In quell’intervista il Cardinale riferì ad ACS che quando recuperò la libertà il sacerdote più vicino viveva all’est, in Alaska. Egli stesso era l’unico sacerdote della sua Diocesi ad essere sopravvissuto alla persecuzione sovietica dei cristiani. Ufficialmente non c’erano parrocchie, e i credenti che si recavano in chiesa subivano rappresaglie. “Sì, ci chiamavano ‘la Chiesa del silenzio’, e molti in Occidente pensavano che non esistessimo più, ma noi vivevamo nelle catacombe, ed è lì che è sopravvissuta la nostra Chiesa”.
Per il Cardinale Świątek, la devastazione provocata dal comunismo nell’animo della gente è stata una prova ancor più dolorosa dei campi di lavoro. Peggiore del fatto che il 90% delle chiese bielorusse fosse stato distrutto dai sovietici era la terribile influenza dell’educazione atea.
Visto che ampie zone della sua Diocesi sono state interessate dall’incidente nucleare di Chernobyl, il porporato definiva l’influenza dell’indottrinamento comunista “Chernobyl delle anime”, e sottolineava che rianimare la vita della Chiesa nel territorio dell’ex Unione Sovietica implicava innanzitutto la “ricostruzione delle anime”.

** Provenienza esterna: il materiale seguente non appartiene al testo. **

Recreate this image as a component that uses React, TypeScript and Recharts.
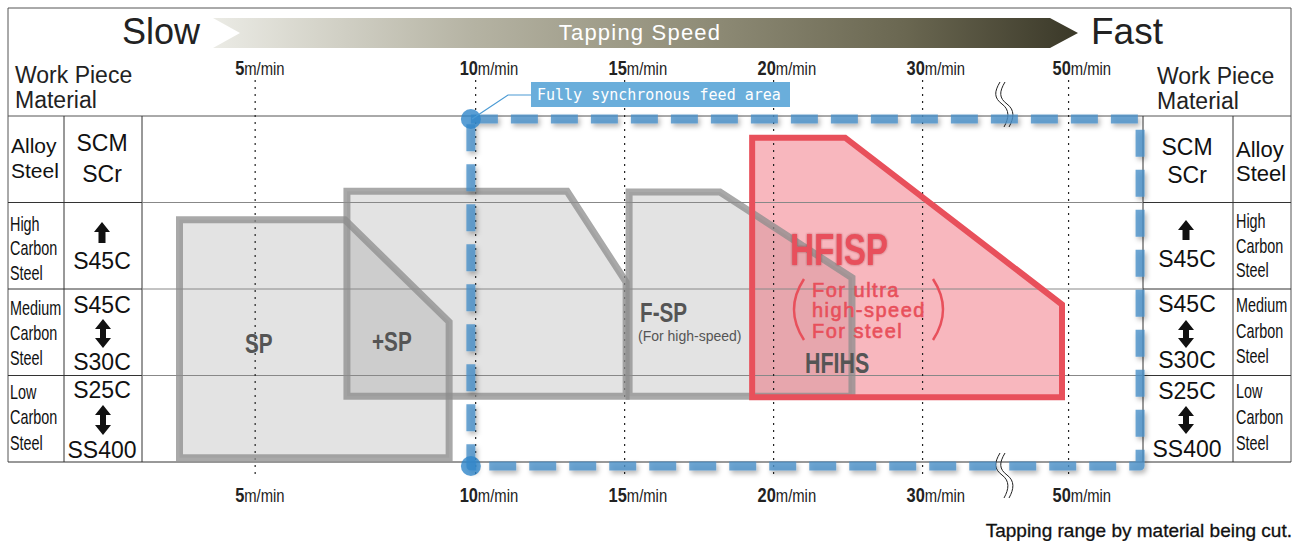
import React from 'react';
import { ComposedChart, Area, Line, Scatter, XAxis, YAxis, ReferenceLine } from 'recharts';

const FONT = "'Liberation Sans', Arial, sans-serif";

// X values are axis-position units (1 unit ≈ 1 m/min between the 10 and 20 m/min marks; the axis is broken past 30)
const speedTickPos = [2.6, 10, 15, 20, 25, 29.9];
const speedTickLabels = ['5', '10', '15', '20', '30', '50'];
const xDomain: [number, number] = [-1.5, 32.7];
// Y values: material hardness rows, 0 = bottom of Low Carbon row, 4 = top of Alloy row
const yDomain: [number, number] = [-0.25, 4.25];
const rowBoundaries = [1, 2, 3];
const dottedSpan = [4.416, -0.185];
const chartSpan = [-1.2, 32.4];

// Tool ranges (left edge, start of slope, right edge) and their heights
const spX = [0.06, 5.61, 9.11];
const spTop = [2.8, 2.8, 1.62];
const spBase = 0.05;
const plusSpX = [5.68, 13.07, 15.05];
const plusSpTop = [3.13, 3.13, 2.08];
const plusSpBase = 0.76;
const fspX = [15.15, 18.2, 22.63];
const fspTop = [3.12, 3.12, 2.13];
const fspBase = 0.76;
const hfispX = [19.28, 22.4, 29.68];
const hfispTop = [3.75, 3.75, 1.82];
const hfispBase = 0.75;
// Fully synchronous feed area
const syncX = [9.84, 32.3];
const syncY = [-0.046, 3.965];

const leftNames = [['Alloy', 'Steel'], ['High', 'Carbon', 'Steel'], ['Medium', 'Carbon', 'Steel'], ['Low', 'Carbon', 'Steel']];
const codes = [['SCM', 'SCr'], ['S45C'], ['S45C', 'S30C'], ['S25C', 'SS400']];

const rangeData = (xs: number[], tops: number[], base: number) =>
  xs.map((x, i) => ({ x, range: [base, tops[i]] }));
const outlineData = (xs: number[], tops: number[], base: number) => [
  { x: xs[0], y: base },
  { x: xs[0], y: tops[0] },
  { x: xs[1], y: tops[1] },
  { x: xs[2], y: tops[2] },
  { x: xs[2], y: base },
  { x: xs[0], y: base },
];
const rectData = [
  { x: syncX[0], y: syncY[1] },
  { x: syncX[1], y: syncY[1] },
  { x: syncX[1], y: syncY[0] },
  { x: syncX[0], y: syncY[0] },
  { x: syncX[0], y: syncY[1] },
];
const syncCorners = [
  { x: syncX[0], y: syncY[1] },
  { x: syncX[0], y: syncY[0] },
];

function makeTick(baseline: number) {
  return (props: any) => {
    const { x, payload } = props;
    const i = speedTickPos.indexOf(payload.value);
    const label = i >= 0 ? speedTickLabels[i] : String(payload.value);
    const shift = label.length === 1 ? 20 : 16;
    return (
      <text transform={`translate(${x - shift},${baseline}) scale(0.78,1)`} fontFamily={FONT} fill="#222">
        <tspan fontWeight="bold" fontSize={21}>{label}</tspan>
        <tspan fontSize={19}>m/min</tspan>
      </text>
    );
  };
}

const CText = ({ x, y, sx = 0.75, children, ...rest }: any) => (
  <text transform={`translate(${x},${y}) scale(${sx},1)`} x={0} y={0} fontFamily={FONT} {...rest}>
    {children}
  </text>
);

const UpArrow = ({ cx, y1, y2 }: any) => (
  <path
    d={`M${cx},${y1} L${cx + 8},${y1 + 10} L${cx + 3.5},${y1 + 10} L${cx + 3.5},${y2} L${cx - 3.5},${y2} L${cx - 3.5},${y1 + 10} L${cx - 8},${y1 + 10} Z`}
    fill="#111"
  />
);
const DblArrow = ({ cx, y1, y2 }: any) => (
  <path
    d={`M${cx},${y1} L${cx + 8},${y1 + 10} L${cx + 3},${y1 + 10} L${cx + 3},${y2 - 10} L${cx + 8},${y2 - 10} L${cx},${y2} L${cx - 8},${y2 - 10} L${cx - 3},${y2 - 10} L${cx - 3},${y1 + 10} L${cx - 8},${y1 + 10} Z`}
    fill="#111"
  />
);

const Break = ({ x, y }: any) => (
  <g fill="none" stroke="#222" strokeWidth={1}>
    <path d={`M${x},${y} C${x - 6},${y + 10} ${x - 6},${y + 16} ${x + 2},${y + 22} S${x + 9},${y + 36} ${x + 4},${y + 45}`} />
    <path d={`M${x + 5},${y} C${x - 1},${y + 10} ${x - 1},${y + 16} ${x + 7},${y + 22} S${x + 14},${y + 36} ${x + 9},${y + 45}`} />
  </g>
);

const Decorations = () => (
  <g>
    <g stroke="#555" strokeWidth={1} fill="none">
      <line x1={8} y1={8} x2={1291} y2={8} />
      <line x1={8} y1={8} x2={8} y2={462} />
      <line x1={1291} y1={8} x2={1291} y2={462} />
      <line x1={8} y1={116} x2={1291} y2={116} />
    </g>
    <g stroke="#333" strokeWidth={1}>
      <line x1={8} y1={462} x2={1291} y2={462} />
      <line x1={64} y1={116} x2={64} y2={462} />
      <line x1={142} y1={116} x2={142} y2={462} />
      <line x1={1143} y1={116} x2={1143} y2={462} />
      <line x1={1233} y1={116} x2={1233} y2={462} />
      {[202.5, 289, 375.5].map((y) => (
        <g key={y}>
          <line x1={8} y1={y} x2={142} y2={y} />
          <line x1={1143} y1={y} x2={1291} y2={y} />
        </g>
      ))}
    </g>
    <polygon points="213,18 1050,18 1078,33 1050,48 213,48 240,33" fill="url(#speedGrad)" />
    <text x={122} y={44} fontFamily={FONT} fontSize={36} fill="#222">Slow</text>
    <text x={1091} y={44} fontFamily={FONT} fontSize={37} fill="#222">Fast</text>
    <text x={640} y={40} textAnchor="middle" fontFamily={FONT} fontSize={22} letterSpacing={1.2} fill="#fff">Tapping Speed</text>
    <text fontFamily={FONT} fontSize={23} fill="#222">
      <tspan x={15} y={83}>Work Piece</tspan>
      <tspan x={15} y={108}>Material</tspan>
    </text>
    <text fontFamily={FONT} fontSize={23} fill="#222">
      <tspan x={1157} y={84}>Work Piece</tspan>
      <tspan x={1157} y={109}>Material</tspan>
    </text>
    <Break x={1000} y={82} />
    <Break x={1000} y={453} />

    <text fontFamily={FONT} fontSize={21} fill="#111">
      <tspan x={11} y={153}>{leftNames[0][0]}</tspan>
      <tspan x={11} y={178}>{leftNames[0][1]}</tspan>
    </text>
    {[[231, 255, 280], [315, 340, 365], [399, 424, 450]].map((ys, r) =>
      ys.map((y, k) => (
        <CText key={`l${r}${k}`} x={10} y={y} sx={0.72} fontSize={20} fill="#111">{leftNames[r + 1][k]}</CText>
      ))
    )}
    <g fontFamily={FONT} fontSize={23} fill="#111" textAnchor="middle">
      <text x={102} y={151}>{codes[0][0]}</text>
      <text x={102} y={182}>{codes[0][1]}</text>
      <text x={102} y={269}>{codes[1][0]}</text>
      <text x={102} y={313}>{codes[2][0]}</text>
      <text x={102} y={370}>{codes[2][1]}</text>
      <text x={102} y={398}>{codes[3][0]}</text>
      <text x={102} y={458}>{codes[3][1]}</text>
    </g>
    <UpArrow cx={102} y1={222} y2={243} />
    <DblArrow cx={103} y1={319} y2={348} />
    <DblArrow cx={103} y1={405} y2={435} />

    <text fontFamily={FONT} fontSize={22} fill="#111">
      <tspan x={1236} y={157}>{leftNames[0][0]}</tspan>
      <tspan x={1236} y={181}>{leftNames[0][1]}</tspan>
    </text>
    {[[228, 253, 277], [312, 338, 363], [398, 424, 450]].map((ys, r) =>
      ys.map((y, k) => (
        <CText key={`r${r}${k}`} x={1236} y={y} sx={0.72} fontSize={20} fill="#111">{leftNames[r + 1][k]}</CText>
      ))
    )}
    <g fontFamily={FONT} fontSize={23} fill="#111" textAnchor="middle">
      <text x={1187} y={155}>{codes[0][0]}</text>
      <text x={1187} y={183}>{codes[0][1]}</text>
      <text x={1187} y={267}>{codes[1][0]}</text>
      <text x={1187} y={312}>{codes[2][0]}</text>
      <text x={1187} y={368}>{codes[2][1]}</text>
      <text x={1187} y={399}>{codes[3][0]}</text>
      <text x={1187} y={457}>{codes[3][1]}</text>
    </g>
    <UpArrow cx={1186} y1={220} y2={240} />
    <DblArrow cx={1186} y1={320} y2={348} />
    <DblArrow cx={1186} y1={406} y2={434} />

    <text x={1292} y={537} textAnchor="end" fontFamily={FONT} fontSize={19} fill="#111" stroke="#111" strokeWidth={0.3}>Tapping range by material being cut.</text>
  </g>
);

const LabelsOverlay = () => (
  <svg width={1297} height={541} style={{ position: 'absolute', left: 0, top: 0, pointerEvents: 'none' }}>
    <defs>
      <filter id="redGlow" x="-10%" y="-10%" width="120%" height="120%">
        <feDropShadow dx="0" dy="0" stdDeviation="1.2" floodColor="#8a1c28" floodOpacity="0.6" />
      </filter>
    </defs>
    <CText x={245} y={353} sx={0.74} fontSize={28} fontWeight="bold" fill="#555">SP</CText>
    <CText x={372} y={351} sx={0.74} fontSize={28} fontWeight="bold" fill="#555">+SP</CText>
    <CText x={640} y={322} sx={0.74} fontSize={28} fontWeight="bold" fill="#555">F-SP</CText>
    <text x={638} y={341} fontFamily={FONT} fontSize={14} fill="#555">(For high-speed)</text>
    <CText x={790} y={265} sx={0.74} fontSize={45} fontWeight="bold" fill="#e8505b" filter="url(#redGlow)">HFISP</CText>
    <g fontFamily={FONT} fontSize={20} fill="#e8505b" stroke="#e8505b" strokeWidth={0.6} letterSpacing={1.5}>
      <text x={812} y={297}>For ultra</text>
      <text x={812} y={317}>high-speed</text>
      <text x={812} y={338}>For steel</text>
    </g>
    <path d="M804,279 Q784,309.5 804,340" fill="none" stroke="#e8505b" strokeWidth={2.5} />
    <path d="M933,279 Q953,309.5 933,340" fill="none" stroke="#e8505b" strokeWidth={2.5} />
    <CText x={805} y={373} sx={0.74} fontSize={29} fontWeight="bold" fill="#555">HFIHS</CText>
    <polyline points="531,95 508,95 472,119" fill="none" stroke="#4a9ad4" strokeWidth={1.2} />
    <rect x={531} y={82} width={259} height={25} fill="#6aaedb" />
    <text x={537} y={100} fontFamily="'DejaVu Sans Mono', monospace" fontSize={15} fill="#fff">Fully synchronous feed area</text>
  </svg>
);

export default function App() {
  const gray = '#8c8c8c';
  return (
    <div style={{ position: 'absolute', left: 0, top: 0, width: 1297, height: 541, background: '#fff' }}>
      <ComposedChart width={1297} height={541} margin={{ top: 0, right: 145, bottom: 0, left: 133 }}>
        <defs>
          <linearGradient id="speedGrad" gradientUnits="userSpaceOnUse" x1={213} y1={0} x2={1078} y2={0}>
            <stop offset="0" stopColor="#ebebe5" />
            <stop offset="0.3" stopColor="#b5b3a3" />
            <stop offset="0.55" stopColor="#928f7a" />
            <stop offset="0.8" stopColor="#6a6751" />
            <stop offset="1" stopColor="#3a3828" />
          </linearGradient>
          <filter id="dashShadow" x="-5%" y="-5%" width="110%" height="110%">
            <feDropShadow dx="2" dy="3" stdDeviation="2.5" floodColor="#000" floodOpacity="0.35" />
          </filter>
        </defs>
        <XAxis
          xAxisId="top"
          orientation="top"
          type="number"
          dataKey="x"
          domain={xDomain}
          allowDataOverflow
          ticks={speedTickPos}
          interval={0}
          axisLine={false}
          tickLine={false}
          tick={makeTick(75)}
          height={94.375}
        />
        <XAxis
          xAxisId={0}
          orientation="bottom"
          type="number"
          dataKey="x"
          domain={xDomain}
          allowDataOverflow
          ticks={speedTickPos}
          interval={0}
          axisLine={false}
          tickLine={false}
          tick={makeTick(502)}
          height={57.375}
        />
        <YAxis type="number" domain={yDomain} allowDataOverflow hide />
        {rowBoundaries.map((r) => (
          <ReferenceLine
            key={`row${r}`}
            segment={[{ x: chartSpan[0], y: r }, { x: chartSpan[1], y: r }]}
            stroke="#888"
            strokeWidth={1}
            ifOverflow="visible"
          />
        ))}
        {speedTickPos.map((t) => (
          <ReferenceLine
            key={`tick${t}`}
            segment={[{ x: t, y: dottedSpan[0] }, { x: t, y: dottedSpan[1] }]}
            stroke="#222"
            strokeWidth={1.2}
            strokeDasharray="2 5"
            ifOverflow="visible"
          />
        ))}
        <Area data={rangeData(spX, spTop, spBase)} dataKey="range" type="linear" stroke="none" fill="#808080" fillOpacity={0.22} isAnimationActive={false} />
        <Line data={outlineData(spX, spTop, spBase)} dataKey="y" type="linear" dot={false} stroke={gray} strokeOpacity={0.75} strokeWidth={7} strokeLinejoin="miter" strokeLinecap="square" isAnimationActive={false} />
        <Area data={rangeData(plusSpX, plusSpTop, plusSpBase)} dataKey="range" type="linear" stroke="none" fill="#808080" fillOpacity={0.22} isAnimationActive={false} />
        <Line data={outlineData(plusSpX, plusSpTop, plusSpBase)} dataKey="y" type="linear" dot={false} stroke={gray} strokeOpacity={0.75} strokeWidth={7} strokeLinejoin="miter" strokeLinecap="square" isAnimationActive={false} />
        <Area data={rangeData(fspX, fspTop, fspBase)} dataKey="range" type="linear" stroke="none" fill="#808080" fillOpacity={0.22} isAnimationActive={false} />
        <Line data={outlineData(fspX, fspTop, fspBase)} dataKey="y" type="linear" dot={false} stroke={gray} strokeOpacity={0.75} strokeWidth={7} strokeLinejoin="miter" strokeLinecap="square" isAnimationActive={false} />
        <Area data={rangeData(hfispX, hfispTop, hfispBase)} dataKey="range" type="linear" stroke="none" fill="#ee4a5c" fillOpacity={0.4} isAnimationActive={false} />
        <Line data={outlineData(hfispX, hfispTop, hfispBase)} dataKey="y" type="linear" dot={false} stroke="#e8505b" strokeWidth={6} strokeLinejoin="miter" strokeLinecap="square" isAnimationActive={false} />
        <Line data={rectData} dataKey="y" type="linear" dot={false} stroke="#4a90c8" strokeOpacity={0.8} strokeWidth={9} strokeDasharray="27 13" strokeLinejoin="round" filter="url(#dashShadow)" isAnimationActive={false} />
        <Scatter
          data={syncCorners}
          dataKey="y"
          isAnimationActive={false}
          shape={(p: any) => <circle cx={p.cx} cy={p.cy} r={10} fill="#2f86c9" fillOpacity={0.8} />}
        />
        <Decorations />
      </ComposedChart>
      <LabelsOverlay />
    </div>
  );
}
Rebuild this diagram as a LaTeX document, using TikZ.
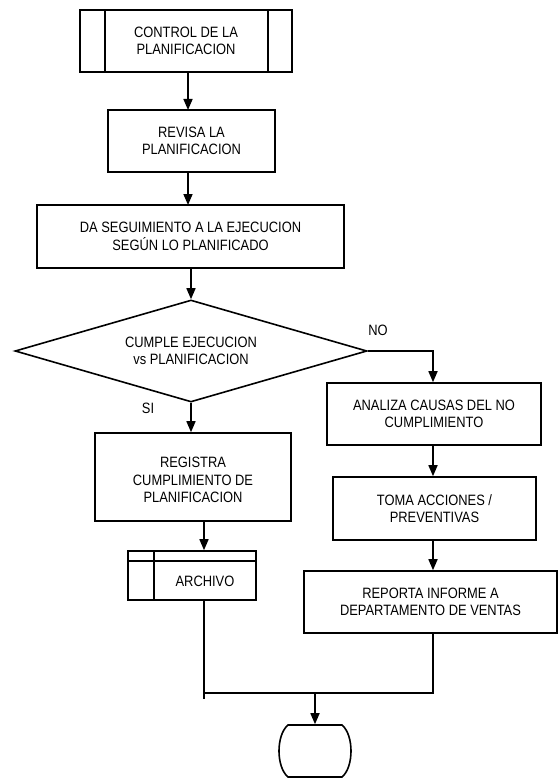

Dopo la caduta della Cortina di Ferro chiese ad Aiuto alla Chiesa che Soffre sostegno per la realizzazione di molti progetti, tra i quali il ripristino del seminario maggiore di Pinsk e il restauro della Cattedrale di Minsk.
Il Cardinale era amico del fondatore di ACS, padre Werenfried van Straaten, anche se i due vedevano in modo diverso il necessario rinnovamento religioso: per padre Werenfried la conversione dell’Occidente materialista doveva precedere la conversione dell’Oriente devastato dal comunismo, mentre per il porporato l’Oriente avrebbe convertito l’Occidente.
Ad ogni modo, condividevano la visione della crisi spirituale dell’Occidente e della devastazione provocata dalla propaganda atea in Oriente. Rimasero amici fino alla morte di padre Werenfried, avvenuta il 31 gennaio 2003. L’anno dopo il Cardinale, che non aveva potuto partecipare al funerale dell’amico, si recò a Königstein im Taunus per visitarne la tomba.